- _PROVIDED MATERIAL_
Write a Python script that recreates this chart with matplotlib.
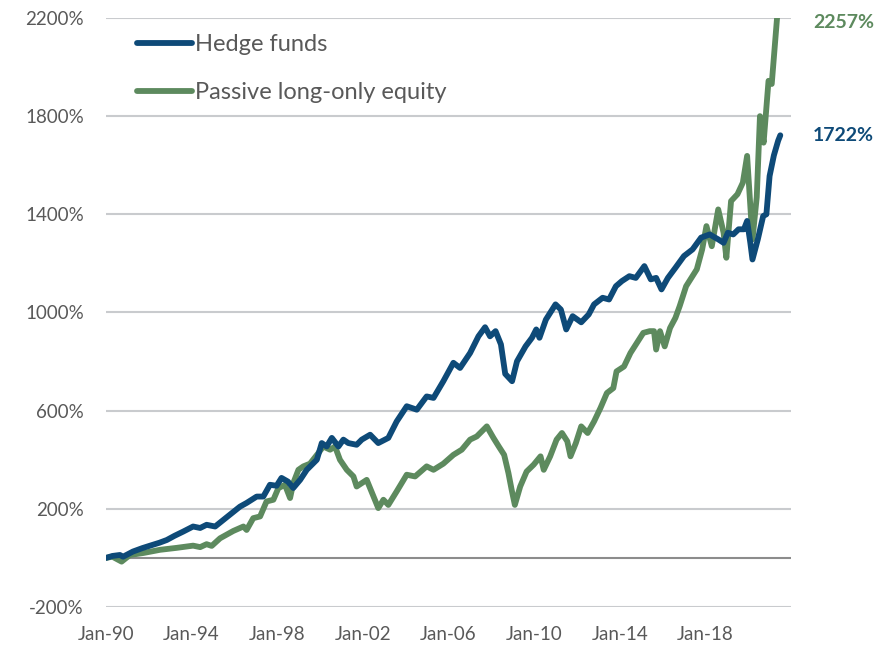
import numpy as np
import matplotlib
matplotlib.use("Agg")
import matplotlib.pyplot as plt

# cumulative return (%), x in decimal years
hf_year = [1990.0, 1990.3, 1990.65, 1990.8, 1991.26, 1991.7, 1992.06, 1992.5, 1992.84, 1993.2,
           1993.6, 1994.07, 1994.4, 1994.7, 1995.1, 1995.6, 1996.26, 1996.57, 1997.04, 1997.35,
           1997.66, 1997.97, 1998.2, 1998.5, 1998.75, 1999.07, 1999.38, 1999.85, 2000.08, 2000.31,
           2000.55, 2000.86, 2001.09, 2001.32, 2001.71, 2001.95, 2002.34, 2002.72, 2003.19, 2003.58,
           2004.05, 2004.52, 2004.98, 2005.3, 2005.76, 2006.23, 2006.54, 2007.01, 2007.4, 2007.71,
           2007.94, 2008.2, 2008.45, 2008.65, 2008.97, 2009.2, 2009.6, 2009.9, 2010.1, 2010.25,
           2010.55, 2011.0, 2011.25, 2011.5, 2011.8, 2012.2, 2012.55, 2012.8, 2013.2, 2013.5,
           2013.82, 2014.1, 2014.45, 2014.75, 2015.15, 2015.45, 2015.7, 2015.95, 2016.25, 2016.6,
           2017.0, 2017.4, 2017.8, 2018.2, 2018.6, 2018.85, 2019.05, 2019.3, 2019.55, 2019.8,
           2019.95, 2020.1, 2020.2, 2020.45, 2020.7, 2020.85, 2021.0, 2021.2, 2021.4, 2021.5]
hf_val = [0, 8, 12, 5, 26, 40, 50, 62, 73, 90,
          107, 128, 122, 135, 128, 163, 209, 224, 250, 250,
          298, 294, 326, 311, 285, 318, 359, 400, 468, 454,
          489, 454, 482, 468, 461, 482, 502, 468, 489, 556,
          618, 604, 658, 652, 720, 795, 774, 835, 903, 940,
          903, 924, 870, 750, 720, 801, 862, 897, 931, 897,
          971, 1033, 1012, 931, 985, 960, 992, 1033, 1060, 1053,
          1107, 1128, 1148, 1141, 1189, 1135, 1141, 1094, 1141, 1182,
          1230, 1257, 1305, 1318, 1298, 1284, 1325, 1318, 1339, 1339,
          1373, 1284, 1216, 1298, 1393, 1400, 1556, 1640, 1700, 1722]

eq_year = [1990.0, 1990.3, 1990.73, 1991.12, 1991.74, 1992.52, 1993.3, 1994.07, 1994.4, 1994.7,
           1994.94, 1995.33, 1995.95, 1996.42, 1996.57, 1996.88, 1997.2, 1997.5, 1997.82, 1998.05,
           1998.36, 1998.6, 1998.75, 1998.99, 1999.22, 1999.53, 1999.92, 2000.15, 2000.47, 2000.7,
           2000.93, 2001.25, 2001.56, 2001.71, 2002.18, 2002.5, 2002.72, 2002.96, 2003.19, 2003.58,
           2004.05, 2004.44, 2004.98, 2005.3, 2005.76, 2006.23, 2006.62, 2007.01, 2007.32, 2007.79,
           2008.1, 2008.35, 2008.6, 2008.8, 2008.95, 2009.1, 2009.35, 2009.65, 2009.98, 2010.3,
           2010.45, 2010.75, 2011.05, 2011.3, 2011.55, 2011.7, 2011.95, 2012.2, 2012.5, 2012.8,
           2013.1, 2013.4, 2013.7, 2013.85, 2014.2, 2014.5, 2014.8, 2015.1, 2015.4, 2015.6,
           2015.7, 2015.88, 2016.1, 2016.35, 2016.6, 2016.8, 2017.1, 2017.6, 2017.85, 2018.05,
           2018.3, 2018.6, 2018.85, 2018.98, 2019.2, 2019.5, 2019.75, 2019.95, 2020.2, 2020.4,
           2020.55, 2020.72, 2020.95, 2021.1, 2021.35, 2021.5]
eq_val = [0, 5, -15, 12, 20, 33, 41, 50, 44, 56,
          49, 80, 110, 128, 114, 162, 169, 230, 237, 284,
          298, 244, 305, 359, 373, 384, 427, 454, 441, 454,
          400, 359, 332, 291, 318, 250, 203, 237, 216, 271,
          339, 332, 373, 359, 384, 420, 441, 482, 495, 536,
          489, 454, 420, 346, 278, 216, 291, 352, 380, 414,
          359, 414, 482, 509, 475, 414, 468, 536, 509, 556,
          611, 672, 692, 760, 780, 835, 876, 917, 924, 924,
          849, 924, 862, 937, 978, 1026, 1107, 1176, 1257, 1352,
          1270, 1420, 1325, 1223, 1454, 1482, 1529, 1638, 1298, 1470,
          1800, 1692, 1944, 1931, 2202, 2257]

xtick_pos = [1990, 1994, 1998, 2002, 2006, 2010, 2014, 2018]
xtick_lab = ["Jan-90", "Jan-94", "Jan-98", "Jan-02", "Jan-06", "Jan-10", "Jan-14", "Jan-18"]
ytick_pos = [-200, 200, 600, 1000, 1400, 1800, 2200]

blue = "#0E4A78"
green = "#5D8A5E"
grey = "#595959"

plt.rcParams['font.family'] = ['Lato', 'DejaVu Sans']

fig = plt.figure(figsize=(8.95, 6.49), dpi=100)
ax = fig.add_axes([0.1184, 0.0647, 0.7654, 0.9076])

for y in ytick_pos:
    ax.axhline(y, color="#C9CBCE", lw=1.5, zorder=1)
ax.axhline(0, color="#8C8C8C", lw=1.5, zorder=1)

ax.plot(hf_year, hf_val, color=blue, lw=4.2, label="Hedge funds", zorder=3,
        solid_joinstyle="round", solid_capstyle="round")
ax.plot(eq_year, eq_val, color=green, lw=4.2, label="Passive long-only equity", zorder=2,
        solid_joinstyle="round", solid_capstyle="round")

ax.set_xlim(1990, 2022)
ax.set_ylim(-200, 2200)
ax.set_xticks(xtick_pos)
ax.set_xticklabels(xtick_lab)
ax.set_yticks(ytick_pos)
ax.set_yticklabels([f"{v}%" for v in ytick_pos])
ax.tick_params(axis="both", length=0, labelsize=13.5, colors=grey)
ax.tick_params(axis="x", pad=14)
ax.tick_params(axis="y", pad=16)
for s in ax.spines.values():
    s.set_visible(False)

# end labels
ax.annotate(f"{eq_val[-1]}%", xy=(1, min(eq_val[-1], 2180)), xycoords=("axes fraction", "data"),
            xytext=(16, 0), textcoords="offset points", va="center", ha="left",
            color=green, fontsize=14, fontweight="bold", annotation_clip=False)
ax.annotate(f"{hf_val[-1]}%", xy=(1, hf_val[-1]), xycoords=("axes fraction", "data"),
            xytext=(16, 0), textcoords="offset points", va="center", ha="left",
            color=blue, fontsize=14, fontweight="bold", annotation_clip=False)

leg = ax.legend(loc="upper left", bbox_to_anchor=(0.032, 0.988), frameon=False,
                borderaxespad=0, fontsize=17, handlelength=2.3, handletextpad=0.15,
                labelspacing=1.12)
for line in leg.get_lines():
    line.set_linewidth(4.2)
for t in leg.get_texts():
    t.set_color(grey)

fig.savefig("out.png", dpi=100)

- _DO THIS_
Go from the first line of the data above to the line containing "import matplotlib.pyplot as plt" and retype exactly those lines, both included, but none of the pictures.

- _RESPONSE TO THIS EXERCISE_
Write a Python script that recreates this chart with matplotlib.
import numpy as np
import matplotlib
matplotlib.use("Agg")
import matplotlib.pyplot as plt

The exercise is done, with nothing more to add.